Il Palazzo dei Congressi ospiterà dunque il capitolo finale della saga Grillo-Conte. Da lì in poi, il Movimento 5 Stelle sarà un’altra cosa, una creatura rimodellata, con una struttura di potere chiara e una linea politica definita. L'assemblea non sarà altro che una formalità per sancire quanto già deciso: Grillo diventa una figura nostalgica, il sognatore di un progetto che ora appare definitivamente superato.

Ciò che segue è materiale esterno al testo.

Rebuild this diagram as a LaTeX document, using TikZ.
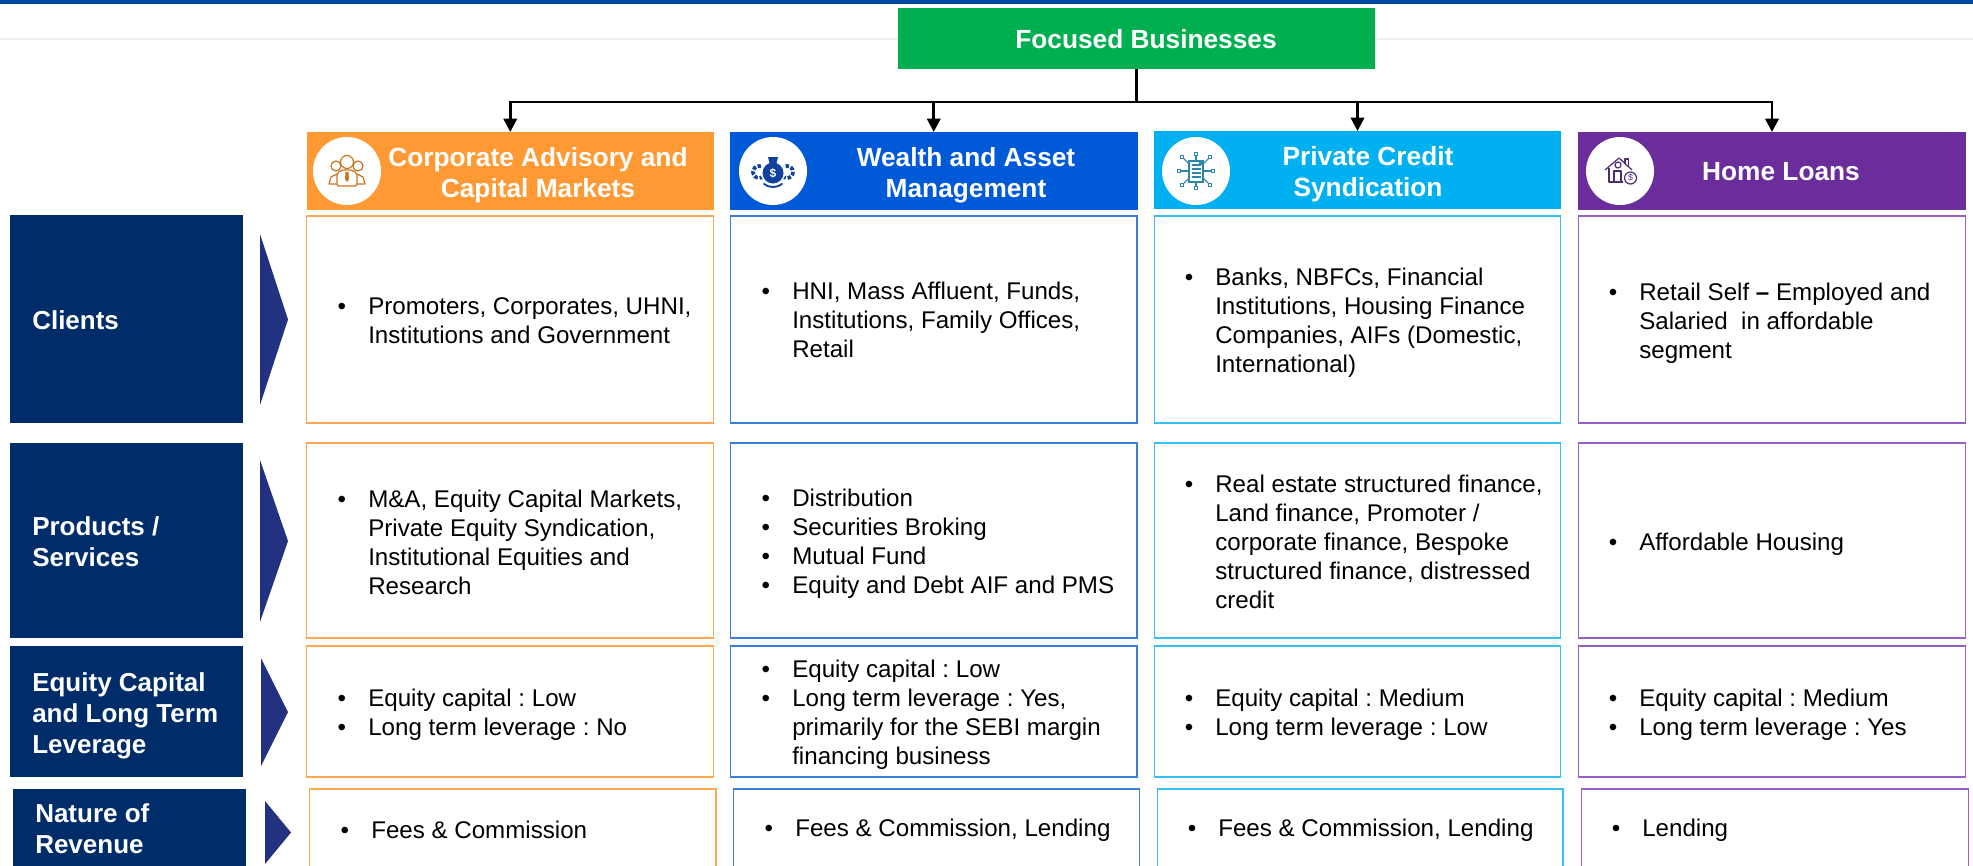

La sfida per Conte sarà doppia. Da un lato dovrà dimostrare di essere in grado di condurre, senza Grillo, un Movimento che, fino ad ora, aveva sempre avuto bisogno di un fondatore carismatico. Dall’altro, dovrà convincere una base tradizionalmente diffidente verso qualsiasi “normalizzazione” politica. Le critiche sono già iniziate e molti si chiedono se il prezzo di questo cambiamento non sia troppo alto. Tuttavia, Conte sembra deciso: il Movimento 5 Stelle sarà un partito moderno e organizzato, libero dalle ambiguità del passato, ma a che costo?

È la fine di una storia di "elevati" e di miti e l’inizio di una nuova fase, costruita sulla solidità e sull’ambizione politica di chi ora tiene il timone. Resta da vedere se il cambiamento sarà accettato da una base storicamente legata ai suoi ideali originari o se il prezzo da pagare sarà l’irrilevanza, con una divisione interna tra il vecchio e il nuovo, tra Grillo e Conte. Mai come oggi il futuro del M5S è incerto e non privo di rischi. Se Conte riuscirà a traghettarlo verso una fase di maturità politica e a radicarlo in un elettorato progressista, il Movimento potrebbe avere una nuova vita. Se invece dovesse fallire, l’esperienza del M5S rischia di concludersi come una parentesi e, ironicamente, il sogno rivoluzionario di Grillo potrebbe essere ricordato come l’utopia di un comico che, per un breve momento, ha creduto di poter cambiare l’Italia.